Sammlung der Entscheidungen des Schweizerischen Bundesgerichts
Collection des arrêts du Tribunal fédéral suisse
Raccolta delle decisioni del Tribunale federale svizzero

BGE 94 III 101



94 III 101

17. Auszug aus dem Entscheid vom 23. Dezember 1968 i.S. Messen. Regeste

    Bei öffentlicher Versteigerung einer Liegenschaft im Konkurs hat der
Gemeinschuldner im Unterschied zu den Pfandgläubigern nicht Anspruch auf
Zustellung eines Exemplars der Steigerungspublikation (Art. 257 Abs. 3
SchKG, 71 KV, 129 VZG).

Sachverhalt

    Im Konkurs einer Aktiengesellschaft wurde die Versteigerung einer ihr
gehörenden Liegenschaft öffentlich angekündigt. Mit einer vier Wochen nach
dem Erscheinen dieser Bekanntmachung eingereichten Beschwerde beanstandete
der Verwaltungsratspräsident der Gemeinschuldnerin u.a. die Schätzung der
Liegenschaft. Das Bundesgericht erklärt die Beschwerde in diesem Punkte
mit der kantonalen Aufsichtsbehörde als verspätet, ohne darauf Rücksicht
zu nehmen, ob der Beschwerdeführer ein Exemplar der Steigerungspublikation
(mit Angabe der Schätzungssumme) erhalten habe oder nicht.
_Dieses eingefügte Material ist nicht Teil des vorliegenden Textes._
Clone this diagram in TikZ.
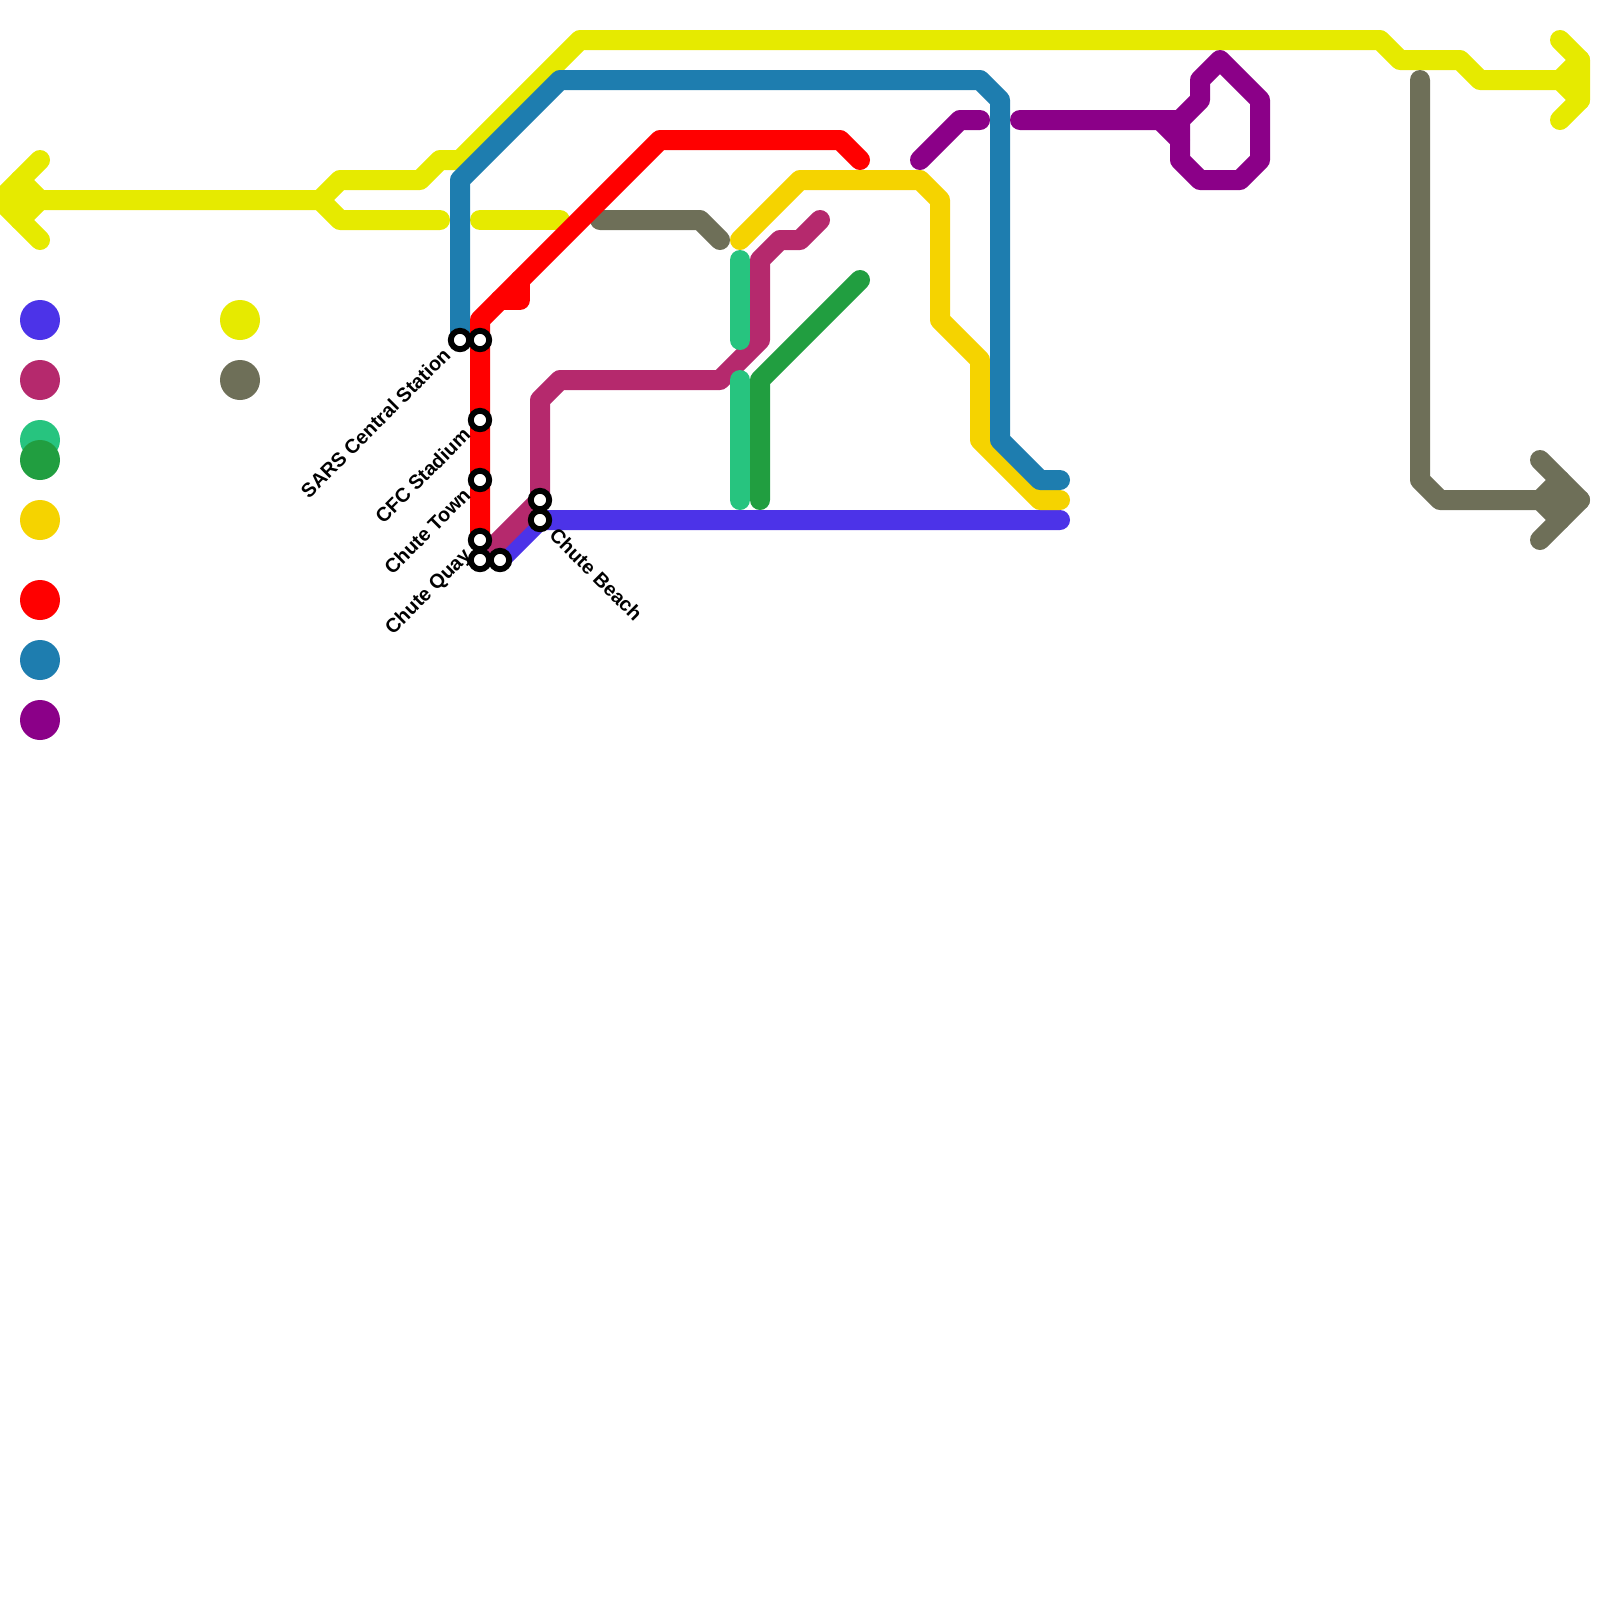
\documentclass[tikz,border=0pt]{standalone}
\usepackage{fontspec}
\setmainfont{Liberation Sans}
\usetikzlibrary{calc}

\definecolor{lineYellow}{HTML}{E6EA00}
\definecolor{lineBlue}{HTML}{1E7DAF}
\definecolor{lineRed}{HTML}{FF0000}
\definecolor{lineGrey}{HTML}{6E6F58}
\definecolor{lineTeal}{HTML}{27C47F}
\definecolor{lineGreen}{HTML}{219E40}
\definecolor{lineGold}{HTML}{F5D300}
\definecolor{lineRose}{HTML}{B5296D}
\definecolor{lineViolet}{HTML}{4C33E8}
\definecolor{linePurple}{HTML}{8B0088}

\tikzset{
  metro/.style={line width=0.25cm, line cap=round, line join=round},
  legenddot/.style={circle, inner sep=0pt, minimum size=0.5cm},
  stationdot/.style={circle, draw=black, fill=white, line width=2.1pt, inner sep=0pt, minimum size=0.23cm},
  stationlabel/.style={font=\bfseries\fontsize{7.05}{8}\selectfont, inner sep=0pt, text height=1.85mm, text depth=0.4mm}
}

\begin{document}
\begin{tikzpicture}[x=0.25cm,y=-0.25cm]

% ---------- Blatt ----------
\useasboundingbox (0,0) rectangle (80,80);
\clip (0,0) rectangle (80,80);

% ===================
% Linien
% ===================
% yellow
\draw[metro, lineYellow] (2,8) -- (0,10) -- (2,12);
\draw[metro, lineYellow] (1,9) -- (2,10) -- (1,11);
\draw[metro, lineYellow] (0,10) -- (16,10) -- (17,9) -- (21,9) -- (22,8) -- (23,8) -- (29,2)
  -- (69,2) -- (70,3) -- (73,3) -- (74,4) -- (78,4);
\draw[metro, lineYellow] (16,10) -- (17,11) -- (22,11);
\draw[metro, lineYellow] (24,11) -- (28,11);
\draw[metro, lineYellow] (78,2) -- (79,3) -- (79,5) -- (78,6);
\draw[metro, lineYellow] (79,3) -- (78,4) -- (79,5);

% grey
\draw[metro, lineGrey] (30,11) -- (35,11) -- (36,12);
\draw[metro, lineGrey] (71,4) -- (71,24) -- (72,25) -- (79,25);
\draw[metro, lineGrey] (77,23) -- (79,25) -- (77,27);
\draw[metro, lineGrey] (78,24) -- (77,25) -- (78,26);

% violet, rose
\draw[metro, lineViolet] (25,28) -- (27,26) -- (53,26);
\draw[metro, lineRose] (24,28) -- (27,25) -- (27,20) -- (28,19) -- (36,19) -- (38,17) -- (38,13)
  -- (39,12) -- (40,12) -- (41,11);

% green, teal
\draw[metro, lineGreen] (43,14) -- (38,19) -- (38,25);
\draw[metro, lineTeal] (37,13) -- (37,17);
\draw[metro, lineTeal] (37,19) -- (37,25);

% gold
\draw[metro, lineGold] (37,12) -- (40,9) -- (46,9) -- (47,10) -- (47,16) -- (49,18) -- (49,22)
  -- (52,25) -- (53,25);

% blue
\draw[metro, lineBlue] (23,17) -- (23,9) -- (28,4) -- (49,4) -- (50,5) -- (50,22) -- (52,24) -- (53,24);

% red
\draw[metro, lineRed] (24,27) -- (24,16) -- (33,7) -- (42,7) -- (43,8);
\draw[metro, lineRed] (25,15) -- (26,15) -- (26,14);

% purple
\draw[metro, linePurple] (46,8) -- (48,6) -- (49,6);
\draw[metro, linePurple] (51,6) -- (59,6) -- (60,5) -- (60,4) -- (61,3) -- (63,5) -- (63,8) -- (62,9)
  -- (60,9) -- (59,8) -- (59,6);
\draw[metro, linePurple] (58,6) -- (59,7);

% ===================
% Legende
% ===================
\foreach \name/\col/\px/\py in {violet/lineViolet/2/16, rose/lineRose/2/19, teal/lineTeal/2/22,
    green/lineGreen/2/23, gold/lineGold/2/26, red/lineRed/2/30, blue/lineBlue/2/33,
    purple/linePurple/2/36, yellow/lineYellow/12/16, grey/lineGrey/12/19}
  \node[legenddot, fill=\col] (key\name) at (\px,\py) {};

% ===================
% Stationen
% ===================
\foreach \name/\px/\py in {sars/23/17, sarsb/24/17, cfc/24/21, town/24/24, quay/24/27,
    quayb/24/28, quayc/25/28, beacha/27/25, beach/27/26}
  \node[stationdot] (\name) at (\px,\py) {};

\node[stationlabel, rotate=45, anchor=east] (lblsars) at ($(sars)+(-0.6,0.6)$) {SARS Central Station};
\node[stationlabel, rotate=45, anchor=east] (lblcfc) at ($(cfc)+(-0.6,0.6)$) {CFC Stadium};
\node[stationlabel, rotate=45, anchor=east] (lbltown) at ($(town)+(-0.6,0.6)$) {Chute Town};
\node[stationlabel, rotate=45, anchor=east] (lblquay) at ($(quay)+(-0.6,0.6)$) {Chute Quay};
\node[stationlabel, rotate=-45, anchor=west] (lblbeach) at ($(beach)+(0.6,0.6)$) {Chute Beach};

\end{tikzpicture}
\end{document}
Auszug aus den Erwägungen:

                       Aus den Erwägungen:

    Ob der Rekurrent ein Exemplar der Steigerungspublikation erhalten habe,
was aus den Akten nicht ersichtlich ist, kann dahingestellt bleiben. In BGE
88 III 82 b, wo es sich um einen Freihandverkauf handelte, wurde freilich
bloss erklärt, aus der Tatsache, dass die Art. 257 Abs. 3 SchKG, 71 KV
und 129 VZG nur von Spezialanzeigen an die Pfandgläubiger sprechen, sei
"möglicherweise" zu schliessen, Art. 125 Abs. 3 und Art. 139 SchKG sowie
Art. 30 Abs. 2 VZG, wonach die Steigerung dem Pfändungsschuldner besonders
anzuzeigen ist, seien bei der Verwertung durch öffentliche Versteigerung
im Konkurs nicht entsprechend anwendbar, sondern der Gemeinschuldner müsse
sich die Annahme gefallen lassen, er habe von der Steigerung durch die
öffentliche Bekanntmachung Kenntnis erhalten. In Wirklichkeit zwingen
jedoch das Gesetz und die Verordnungen zu diesem Schluss. Art. 257
Abs. 3 SchKG schreibt nur vor, den Grundpfandgläubigern seien Exemplare
der Bekanntmachung mit Angabe der Schätzungssumme zuzustellen. Art. 71
KV erwähnt ausser den Grundpfandgläubigern nur die Gläubiger, denen
Pfandtitel verpfändet sind. Art. 129 VZG spricht dementsprechend
nur von Spezialanzeigen an die Pfandgläubiger. In Übereinstimmung
damit ist das obligatorische Konkursformular Nr. 8 a ("Anzeige über
die einzige konkursrechtliche Liegenschaftssteigerung") eindeutig auf
die Pfandgläubiger zugeschnitten. Dem Rekurrenten brauchte also ein
Exemplar der Steigerungspublikation nicht zugestellt zu werden. Das
Gesetz mutet dem Gemeinschuldner zu, die seinen Konkurs betreffenden
Bekanntmachungen zu verfolgen. FRITZSCHE (Schuldbetreibung und Konkurs,
Band II, 1968, S. 165) empfiehlt den Konkursverwaltungen die Zustellung
einer Spezialanzeige an den Gemeinschuldner im Hinblick auf BGE 88 III
82 lediglich als Vorsichtsmassnahme.